Writers Lee Won-Jae and Kim Jeong-Min have crafted a very simple crime story here. Detective Tae-Su (played by fight choreographer Jung Doo-Hong) finds himself taking a break from his day-to-day life of dressing like Charles Bronson, and processing gangsters, to return to his hometown to attend a funeral for a childhood friend. Suspecting that their friend’s death was not as simple as they were led to believe, (are they ever?) Tae-Su and his friend Seok-Hwan (director Ryoo Seung-Wan) decide to investigate, and in doing so end up going to war with the city’s criminal outfits.

Ryoo Seung-Wan utilizes every one of his influences in this movie. He also borrows some of yours as well. The score comes straight out of a Western, complete with a horn section. The set pieces are built to stage long fight sequences, the same way Jackie Chan (long before he would be annoyed by Chris Tucker) would utilize his sets in the 80’s. I don’t know of very many two-story restaurants, where the entire second story is situated along a balcony, but they sure do appear often in martial arts films. Seung-Wan uses a lot of camera zooms a la Sam Peckinpah, and he developed a sequence where the two main characters fight an entire mob of street gangs. This sequence even went so far as to have themed gangs, one in particular wearing baseball uniforms and sporting face paint. The team name across the uniforms? The Warriors.

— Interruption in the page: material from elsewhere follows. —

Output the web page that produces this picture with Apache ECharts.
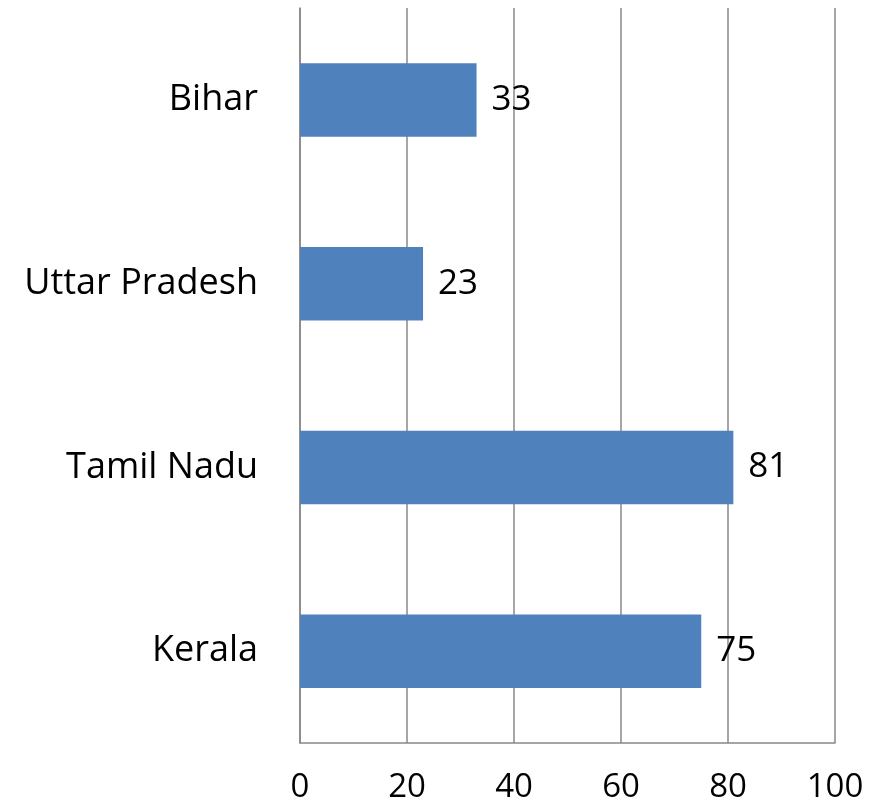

One of the greatest elements of the action in this film, is the fact that little-to-no wire work is utilized. The martial arts genre has steadily become lousy with wire work, and here, it is tossed out completely. This makes the fighting in this film seem grounded in some sort of reality. It is not as compact or economical as something you would see in “The Bourne Identity.” It is still highly stylized, however, it never ventures into the realm of cartoon and still keeps its brutality intact. This adds a grittiness that has been lost in the medium over the past few years.

Whenever you have a Martial Arts film set in modern days you always have to deal with firearms in some fashion. Ryoo Seung-Wan’s approach to this is quite genius. He just doesn’t address them at all. I think there is one gun in the movie, and it almost looks like it was there accidentially. It wasn’t until I started writing this, that I even thought about the lack of guns in the “City of Violence.”

Dragon Dynasty has done a tremendous job in packaging this DVD. On the main disc there is a director commentary, where he will discuss specifically where he was drawing influence from at any particular sequence. So as I was calling out all of the scenes where he was ripping someone else off, he was doing the exact same thing on his commentary track. The bonus disc contains a series of documentaries and interviews, all worth while and all subtitled fairly well. One of my favorite featurettes is a breakdown of the action sequences with commentary from the action choreographer.

Though it seems like “City of Violence” is just one rip-off, er… homage after another, all of this comes together to create a very kinetic, very enjoyable action film. The final fight sequence alone is better than almost any martial arts film that has come out in the last year. Hopefully, filmmakers will take note. There is a lot to be learned about making Hong Kong Action films, from the folks in South Korea.